Coincidentally, it was Weston qualifying for a much different race that led him to leave Wisconsin, where he had started a small-school cross country juggernaut, to begin a new - and ultimately much longer - chapter in Colorado Springs.

"If I ever made the top 100 at the Boston Marathon, I'd move to Colorado and train year-round at altitude instead of just in the summer," said Weston, who would train in Boulder in between school years at tiny Wilmot Union High School in southeastern Wisconsin. "In 1985, I got 72nd place. I said 'OK, time to do the move.'"

Weston landed first at Air Academy and worked alongside Steve Rischling and the late Glenn Peterson, then jumped on the opportunity to start another program from scratch, this time at Liberty two years later.

"He was very likable from the start," said Rischling, who himself retired from coaching at this time last year. "In 30 years, I don't think I ever heard him raise his voice one time to any of his runners. He was always very positive and got the best out of his athletes."

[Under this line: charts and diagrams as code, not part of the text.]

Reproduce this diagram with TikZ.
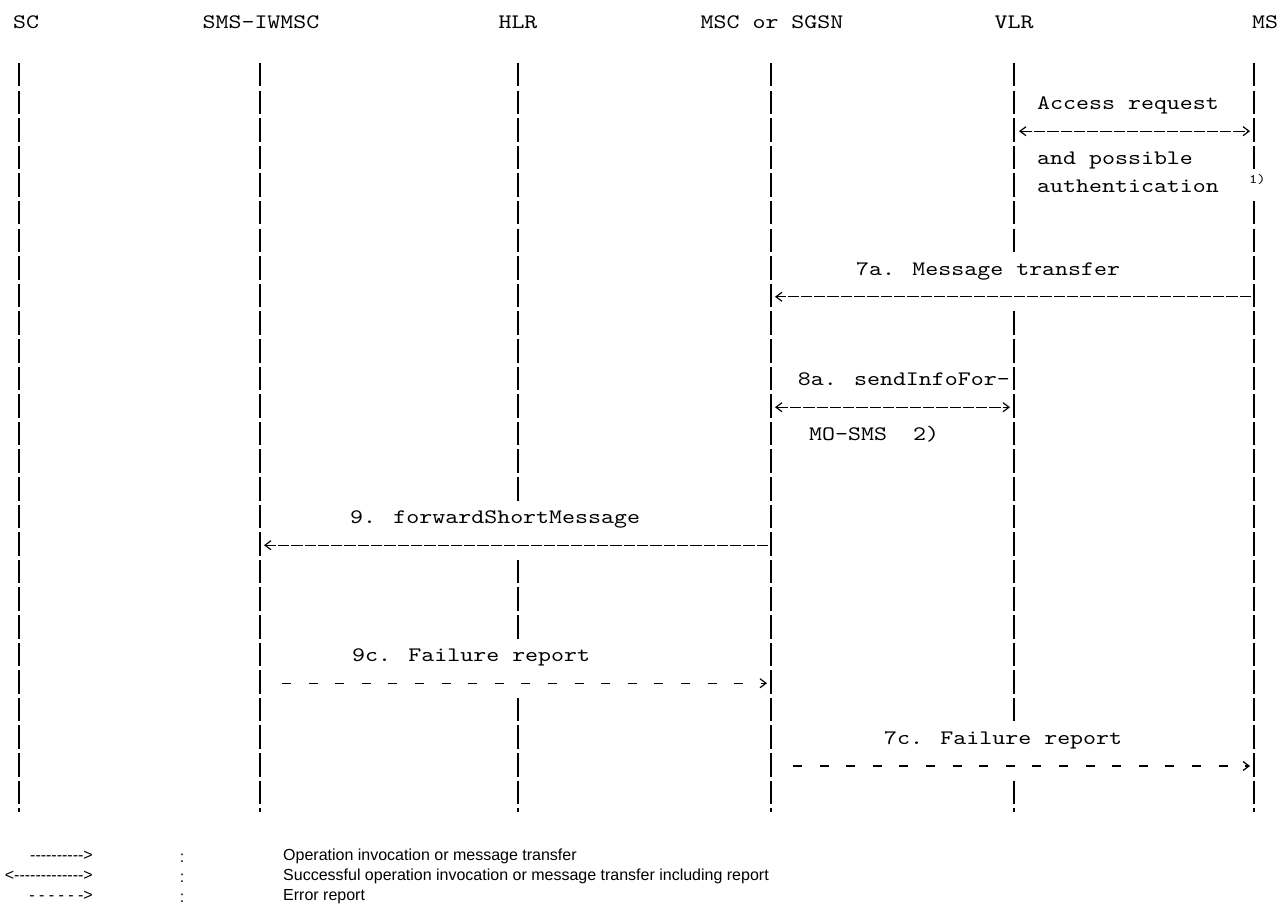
\documentclass[tikz,border=0pt]{standalone}
\usepackage{fontspec}
\usetikzlibrary{calc}
\usetikzlibrary{arrows.meta}

\newfontfamily\monofont{lmmono10-regular.otf}[FakeStretch=1.2]
\newfontfamily\legendfont{Liberation Sans}
% y of text row k (rows are 27.6 apart)
\newcommand{\ry}[1]{80+27.6*#1}
\newcommand{\ay}[1]{76+27.6*#1}

\begin{document}
\begin{tikzpicture}[
    x=1pt, y=-1pt,
    lbl/.style={font=\monofont\fontsize{20.6}{24}\selectfont, inner sep=0pt},
    life/.style={line width=1.8pt, dash pattern=on 23.5pt off 4.1pt},
    msg/.style={line width=1.3pt, dash pattern=on 11.3pt off 2pt},
    err/.style={line width=1.3pt, dash pattern=on 9pt off 17.6pt},
    onehead/.style={-{Straight Barb[length=6pt,width=9pt,line width=1.2pt]}},
    twohead/.style={{Straight Barb[length=6pt,width=9pt,line width=1.2pt]}-{Straight Barb[length=6pt,width=9pt,line width=1.2pt]}},
    legendtxt/.style={font=\legendfont\fontsize{16}{18}\selectfont, inner sep=0pt}
]
    \fill[white] (0,0) rectangle (1287,917);
    \useasboundingbox (0,0) rectangle (1287,917);

    % Entities
    \node[lbl] (sc)    at (26,22)   {SC};
    \node[lbl] (iwmsc) at (261,22)  {SMS-IWMSC};
    \node[lbl] (hlr)   at (518,22)  {HLR};
    \node[lbl] (msc)   at (772,22)  {MSC or SGSN};
    \node[lbl] (vlr)   at (1014,22) {VLR};
    \node[lbl] (ms)    at (1265,22) {MS};

    % Lifelines (broken where a label or arrow crosses)
    \coordinate (sc-top)    at (19,63);
    \coordinate (iwmsc-top) at (260,63);
    \coordinate (hlr-top)   at (518,63);
    \coordinate (msc-top)   at (771,63);
    \coordinate (vlr-top)   at (1014,63);
    \coordinate (ms-top)    at (1254,63);
    \foreach \who/\from/\to in {sc/0/27, iwmsc/0/27, hlr/0/16, hlr/18/21, hlr/23/27,
                                msc/0/27, vlr/0/7, vlr/9/24, vlr/26/27, ms/0/4, ms/5/27}
        \draw[life] ($(\who-top)+(0,{27.6*\from})$) -- ($(\who-top)+(0,{27.6*\to-2+6*(\to==27)})$);

    % Access request and possible authentication
    \node[lbl, anchor=mid west] (acc) at (1037,{\ry{1}}) {Access request};
    \coordinate (acc-vlr) at (1019,{\ay{2}});
    \coordinate (acc-ms)  at (1250,{\ay{2}});
    \draw[msg, twohead] (acc-vlr) -- (acc-ms);
    \node[lbl, anchor=mid west] (poss) at (1037,{\ry{3}}) {and possible};
    \node[lbl, anchor=mid west] (auth) at (1037,{\ry{4}}) {authentication};
    \node[lbl, font=\monofont\fontsize{13}{14}\selectfont, anchor=mid west] (note1) at (1249,{\ry{4}-9}) {1)};

    % 7a. Message transfer
    \node[lbl, anchor=mid west] (m7a) at (856,{\ry{7}}) {7a. Message transfer};
    \coordinate (m7a-ms)  at (1251,{\ay{8}});
    \coordinate (m7a-msc) at (775,{\ay{8}});
    \draw[msg, onehead] (m7a-ms) -- (m7a-msc);

    % 8a. sendInfoForMO-SMS
    \node[lbl, anchor=mid east] (m8a) at (1010,{\ry{11}}) {8a. sendInfoFor-};
    \coordinate (m8a-msc) at (775,{\ay{12}});
    \coordinate (m8a-vlr) at (1010,{\ay{12}});
    \draw[msg, twohead] (m8a-msc) -- (m8a-vlr);
    \node[lbl, anchor=mid west] (m8b) at (809,{\ry{13}}) {MO-SMS\ \ 2)};

    % 9. forwardShortMessage
    \node[lbl, anchor=mid west] (m9) at (350,{\ry{16}}) {9. forwardShortMessage};
    \coordinate (m9-msc)   at (768,{\ay{17}});
    \coordinate (m9-iwmsc) at (264,{\ay{17}});
    \draw[msg, onehead] (m9-msc) -- (m9-iwmsc);

    % 9c. Failure report
    \node[lbl, anchor=mid west] (m9c) at (352,{\ry{21}}) {9c. Failure report};
    \coordinate (m9c-iwmsc) at (282,{\ay{22}});
    \coordinate (m9c-msc)   at (767,{\ay{22}});
    \draw[err, onehead] (m9c-iwmsc) -- (m9c-msc);

    % 7c. Failure report
    \node[lbl, anchor=mid west] (m7c) at (884,{\ry{24}}) {7c. Failure report};
    \coordinate (m7c-msc) at (793,{\ay{25}});
    \coordinate (m7c-ms)  at (1250,{\ay{25}});
    \draw[err, onehead] (m7c-msc) -- (m7c-ms);

    % Key
    \node[legendtxt, anchor=mid east] (k1) at (93,858) {-{}-{}-{}-{}-{}-{}-{}-{}-{}->};
    \node[legendtxt, anchor=mid east] (k2) at (93,878) {<-{}-{}-{}-{}-{}-{}-{}-{}-{}-{}-{}-{}->};
    \node[legendtxt, anchor=mid east] (k3) at (93,898) {- - - - - ->};
    \node[legendtxt] (c1) at (182,858) {:};
    \node[legendtxt] (c2) at (182,878) {:};
    \node[legendtxt] (c3) at (182,898) {:};
    \node[legendtxt, anchor=mid west] (t1) at (283,858) {Operation invocation or message transfer};
    \node[legendtxt, anchor=mid west] (t2) at (283,878) {Successful operation invocation or message transfer including report};
    \node[legendtxt, anchor=mid west] (t3) at (283,898) {Error report};
\end{tikzpicture}
\end{document}
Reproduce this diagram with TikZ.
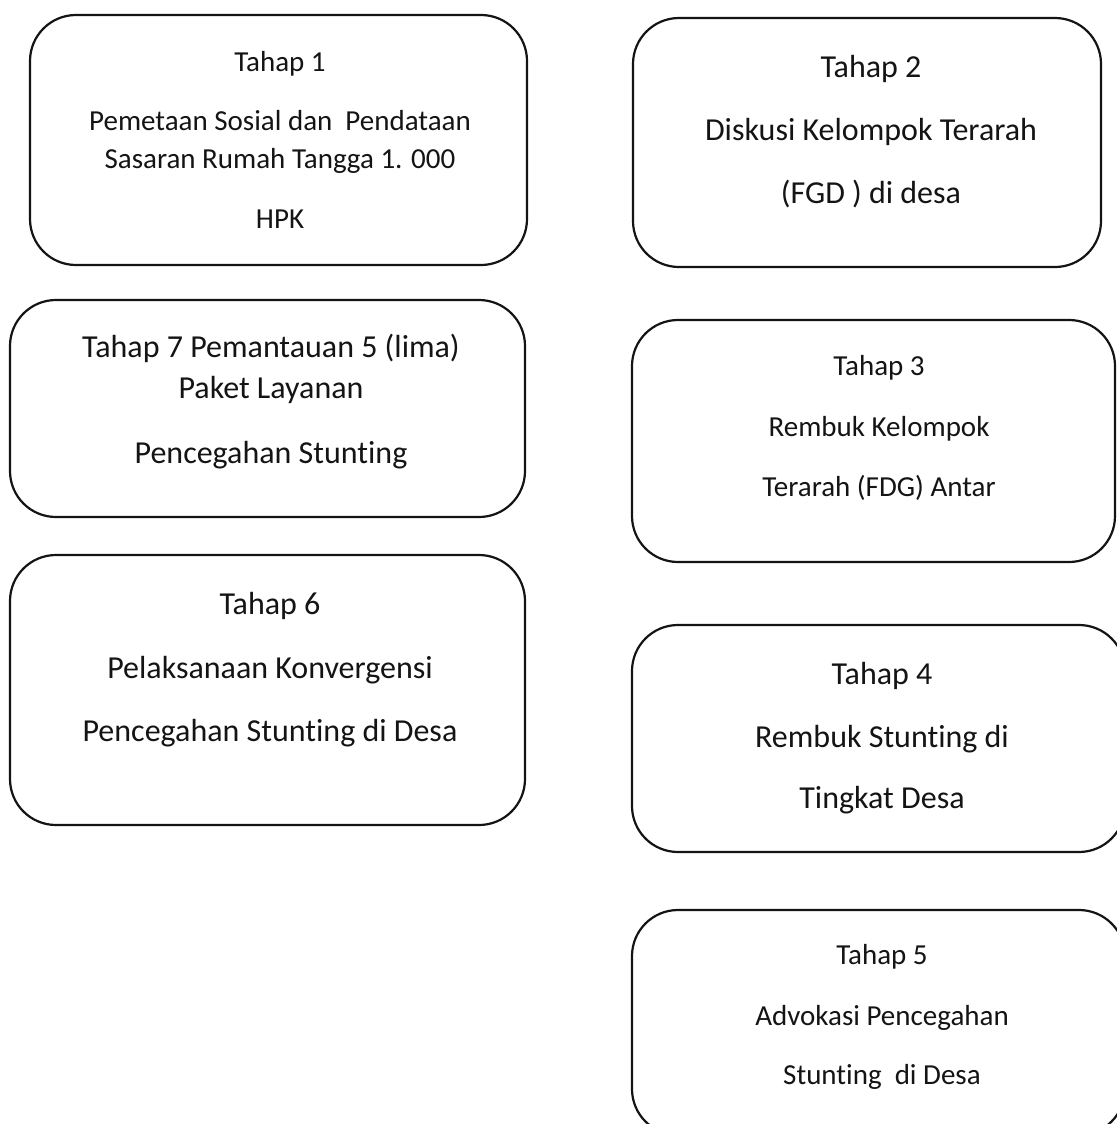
\documentclass[tikz,border=0pt]{standalone}
\usepackage{fontspec}
\setmainfont{Carlito}[Ligatures={NoCommon}]
\definecolor{ink}{HTML}{141414}
\begin{document}
\begin{tikzpicture}[x=0.5pt,y=-0.5pt,
  boxline/.style={draw=ink,line width=1.1pt,rounded corners=23pt},
  small/.style={anchor=base,inner sep=0pt,text=ink,font=\fontsize{14.5pt}{17pt}\selectfont},
  large/.style={anchor=base,inner sep=0pt,text=ink,font=\fontsize{16pt}{19pt}\selectfont}]
\useasboundingbox[fill=white] (0,0) rectangle (1116,1124);
% boxes
\draw[boxline] (30,15) rectangle (527,265);
\draw[boxline] (633,18) rectangle (1101,267);
\draw[boxline] (10,300) rectangle (525,517);
\draw[boxline] (632,320) rectangle (1115,562);
\draw[boxline] (10,555) rectangle (525,825);
\draw[boxline] (632,625) rectangle (1125,852);
\draw[boxline] (632,910) rectangle (1125,1135);
% Tahap 1
\node[small] (t1a) at (280,71) {Tahap 1};
\node[small] (t1b) at (280,130) {Pemetaan Sosial dan\ \ Pendataan};
\node[small] (t1c) at (280,168) {Sasaran Rumah Tangga 1. 000};
\node[small] (t1d) at (280,228) {HPK};
% Tahap 2
\node[large] (t2a) at (871,77) {Tahap 2};
\node[large] (t2b) at (871,140) {Diskusi Kelompok Terarah};
\node[large] (t2c) at (871,203) {(FGD ) di desa};
% Tahap 7
\node[large] (t7a) at (271,357) {Tahap 7 Pemantauan 5 (lima)};
\node[large] (t7b) at (271,398) {Paket Layanan};
\node[large] (t7c) at (271,463) {Pencegahan Stunting};
% Tahap 3
\node[small] (t3a) at (879,375) {Tahap 3};
\node[small] (t3b) at (879,436) {Rembuk Kelompok};
\node[small] (t3c) at (879,496) {Terarah (FDG) Antar};
% Tahap 6
\node[large] (t6a) at (270,614) {Tahap 6};
\node[large] (t6b) at (270,678) {Pelaksanaan Konvergensi};
\node[large] (t6c) at (270,741) {Pencegahan Stunting di Desa};
% Tahap 4
\node[large] (t4a) at (882,684) {Tahap 4};
\node[large] (t4b) at (882,747) {Rembuk Stunting di};
\node[large] (t4c) at (882,808) {Tingkat Desa};
% Tahap 5
\node[small] (t5a) at (882,964) {Tahap 5};
\node[small] (t5b) at (882,1025) {Advokasi Pencegahan};
\node[small] (t5c) at (882,1084) {Stunting\ \ di Desa};
\end{tikzpicture}
\end{document}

Since then, a number of schools have started new programs, but Weston wouldn't coach anywhere else.

"Even when there was the opportunity, I was committed to this program," Weston said. "As long as I liked coaching, I'd do it at Liberty."

Weston, who also taught math, geometry and statistics at Liberty until his classroom retirement in 2007, lasted so long that he began to coach and mentor a second generation of student-athletes at the northeastern Colorado Springs school.

That extended to his boss in Sibley, who once was among Weston's geometry students at Air Academy.

"We've had generations of siblings run under him, in both track and cross country," Sibley said. "It's a neat thing for Liberty to have that kind of history in both the context of a coach and an educator. It was neat when I got hired at Liberty (in 2011), to come back around and work with him again. Liberty and Academy School District 20 cannot thank Gary enough for his time, commitment, dedication and leadership to teaching and coaching our student-athletes."